RACE 2: TAKE IT TO SCALE (#2)
Potential favorite Wonder In won for a higher price tag when racing for the N2L condition at Gulfstream last time, but this is nevertheless a subtle step up in class. He was claimed out of that last race by Jorge Navarro, and is now with Rob Atras due to a trainer switch. They’re running him at the level where he belongs, but I’m just not thrilled with any of his dirt races and think others are more intriguing. Carthon is another horse who could attract some support, and he’s a difficult runner to assess. He has primarily been competing against tougher foes at the New York-bred N2X level, but he does his best work over longer distances. He’s also a runner who likes to be forwardly placed and he could be outrun in the early portion of this sprint event. I won’t be shocked when he does well here, but I’m expecting some sort of regression. The TimeformUS Pace Projector is predicting a situation favoring runners on or near the lead, and Take It to Scale is depicted with a clear early advantage. One would imagine that David Cohen will try to get aggressive with this horse, and I think he’s a real threat to take them all the way up front. He finished off the board in his first start off the claim for Gary Gullo, but he was returning from a layoff and was in for the claiming tag waiver. Furthermore, that was an unsually tougher $20,000 conditioned claimer, as each of the top three finishers are former allowance-type runners. I think he’s going to move forward from that start and he’s fast enough to contend here if able to produce his best effort.

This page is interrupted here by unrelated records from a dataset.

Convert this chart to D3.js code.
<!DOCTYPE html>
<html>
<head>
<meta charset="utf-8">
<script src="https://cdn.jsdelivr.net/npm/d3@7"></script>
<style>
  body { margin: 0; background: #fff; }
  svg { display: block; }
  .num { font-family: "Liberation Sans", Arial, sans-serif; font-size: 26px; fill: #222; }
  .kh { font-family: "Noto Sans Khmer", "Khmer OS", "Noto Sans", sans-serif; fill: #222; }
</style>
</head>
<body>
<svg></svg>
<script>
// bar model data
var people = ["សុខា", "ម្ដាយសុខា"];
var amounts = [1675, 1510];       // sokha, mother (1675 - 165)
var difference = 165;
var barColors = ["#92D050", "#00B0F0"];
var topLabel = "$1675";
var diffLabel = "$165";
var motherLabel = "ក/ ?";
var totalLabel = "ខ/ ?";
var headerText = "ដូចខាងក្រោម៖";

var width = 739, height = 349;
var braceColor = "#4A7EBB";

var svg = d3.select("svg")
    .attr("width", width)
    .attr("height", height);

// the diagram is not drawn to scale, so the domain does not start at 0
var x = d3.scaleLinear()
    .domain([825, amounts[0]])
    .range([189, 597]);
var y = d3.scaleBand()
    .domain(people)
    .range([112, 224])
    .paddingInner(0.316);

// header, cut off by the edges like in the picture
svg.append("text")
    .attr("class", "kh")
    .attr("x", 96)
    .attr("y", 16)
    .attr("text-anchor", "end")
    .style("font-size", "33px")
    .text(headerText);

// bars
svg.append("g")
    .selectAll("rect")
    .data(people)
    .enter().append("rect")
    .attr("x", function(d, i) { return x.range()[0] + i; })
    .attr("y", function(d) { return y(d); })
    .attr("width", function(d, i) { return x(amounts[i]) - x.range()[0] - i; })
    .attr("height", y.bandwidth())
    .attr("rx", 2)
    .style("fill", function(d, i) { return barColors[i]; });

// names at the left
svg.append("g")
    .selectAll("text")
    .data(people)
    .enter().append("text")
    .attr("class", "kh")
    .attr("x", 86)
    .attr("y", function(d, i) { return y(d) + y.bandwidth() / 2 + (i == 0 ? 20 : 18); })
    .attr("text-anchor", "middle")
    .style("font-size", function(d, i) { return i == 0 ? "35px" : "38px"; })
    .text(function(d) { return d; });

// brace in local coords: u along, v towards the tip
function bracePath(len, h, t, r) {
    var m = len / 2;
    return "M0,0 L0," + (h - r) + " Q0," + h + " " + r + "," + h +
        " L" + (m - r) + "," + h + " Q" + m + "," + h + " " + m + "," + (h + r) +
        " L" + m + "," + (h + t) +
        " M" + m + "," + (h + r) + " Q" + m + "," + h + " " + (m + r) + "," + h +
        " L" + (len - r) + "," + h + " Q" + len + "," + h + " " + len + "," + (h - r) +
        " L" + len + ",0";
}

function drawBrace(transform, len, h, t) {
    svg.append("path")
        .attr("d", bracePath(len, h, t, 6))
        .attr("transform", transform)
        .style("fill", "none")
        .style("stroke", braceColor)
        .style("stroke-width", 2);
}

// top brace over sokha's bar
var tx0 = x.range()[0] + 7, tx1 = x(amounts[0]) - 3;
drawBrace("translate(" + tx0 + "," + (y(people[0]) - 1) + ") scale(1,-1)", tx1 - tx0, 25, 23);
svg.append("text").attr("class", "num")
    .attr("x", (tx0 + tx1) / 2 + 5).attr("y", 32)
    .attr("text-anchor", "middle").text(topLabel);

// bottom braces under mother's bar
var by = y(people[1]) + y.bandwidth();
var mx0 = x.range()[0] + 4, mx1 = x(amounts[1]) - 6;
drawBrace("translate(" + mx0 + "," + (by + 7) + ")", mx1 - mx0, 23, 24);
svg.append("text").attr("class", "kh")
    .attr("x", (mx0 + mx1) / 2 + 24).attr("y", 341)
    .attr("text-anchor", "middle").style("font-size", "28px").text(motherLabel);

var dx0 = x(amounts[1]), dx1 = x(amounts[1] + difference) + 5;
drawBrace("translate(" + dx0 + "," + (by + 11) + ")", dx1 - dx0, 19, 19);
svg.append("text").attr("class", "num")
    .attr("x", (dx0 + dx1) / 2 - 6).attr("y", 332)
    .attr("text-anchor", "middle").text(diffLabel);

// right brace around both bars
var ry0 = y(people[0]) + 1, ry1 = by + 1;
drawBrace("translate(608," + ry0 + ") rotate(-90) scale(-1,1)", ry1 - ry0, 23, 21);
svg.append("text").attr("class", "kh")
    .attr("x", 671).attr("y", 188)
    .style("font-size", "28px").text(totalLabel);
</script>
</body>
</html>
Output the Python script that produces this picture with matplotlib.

RACE 5: INSTINCTIVE RHYTHM (#7)
Ahead of Plan has had trouble putting starts together, and he again returns from a lengthy layoff as he makes just his fourth career appearance as a 4-year-old. This will also be his first start as a new gelding after a turf experiment failed last summer. Getting back to dirt seems like the right move, and he merely has to repeat the performance he put forth in his debut as a 2-year-old to beat this field. However, one has to wonder if he’s still capable of producing top efforts after enduring so many setbacks. O’Trouble arguably has more upside as a 3-year-old making his second start off a layoff. He was unfortunate to run into a very promising first time starter in his return last time, as Happy Saver dominated that affair. However, I was a little disappointed that O’Trouble couldn’t hang on for second given the relatively moderate early pace. He has a right to step forward in his second start off the layoff, but I suspect that he’s run into yet another first time starter with limitless potential. Instinctive Rhythm makes his debut George Weaver, and this horse appears to have ability. He sold for $350,000 as the OBS March sale as a 2-year-old following a dazzling 10-flat workout, in which he displayed a massive stride. Since then it’s taken a while to get him to the races, but he appears to be working extremely well for his unveiling. Notably, that June 19 bullet drill was in company with this barn’s stakes runner Majestic Dunhill. Furthermore, George Weaver is a strong 6 for 24 (25%, $2.75 ROI) with 3-year-old and older first time starters in dirt sprints over 5 years. I’m expecting this one to be live on the board and deliver.
RACE 8: ETHOS (#8)
French Reef is a bit of an enigma as he returns from a layoff for his 4-year-old debut. This gelding came into his Aqueduct debut with some hype based on a series of headstrong drills. Yet, to his detriment, that aggressive tendency that he displayed in his morning workouts also showed up in the afternoon. He was uncontrollable through the early stages of that race as he attempted to run off under Javier Castellano. He eventually settled down around the far turn, but he had already exerted too much energy and was swallowed up by late runners in the stretch. Given those character flaws, Chad Brown is probably making a wise decision to turn him all the way back to 5 1/2 furlongs on the turf. However, this is not a typical move for the barn. Only one horse in the past 5 years has gone from a route to a sprint in its second start for Chad Brown, and while that horse won, it was a 7-furlong sprint at Belmont. I expect French Reef to run well, but I’m not interested in betting him at a short price. Its a Wrap makes plenty of sense as an alternative after running well in his turf debut. He got a pretty good trip from off the pace and just wasn’t quite good enough, but he makes sense in a spot like this. I’ll use both of these, but my top pick is a first time turfer. Ethos returns from a layoff after making one start on dirt last year. He took some money to get bet down to 5-1, and showed brief speed before fading. Jimmy Jerkens doesn’t have the best numbers off layoffs, but this horse is clearly bred to improve with this surface switch. He’s a half-brother to turf winner Four Knights, and his second dam is the excellent broodmare Meghan’s Joy, who has foaled top turf runners Ironicus and On Leave, among others.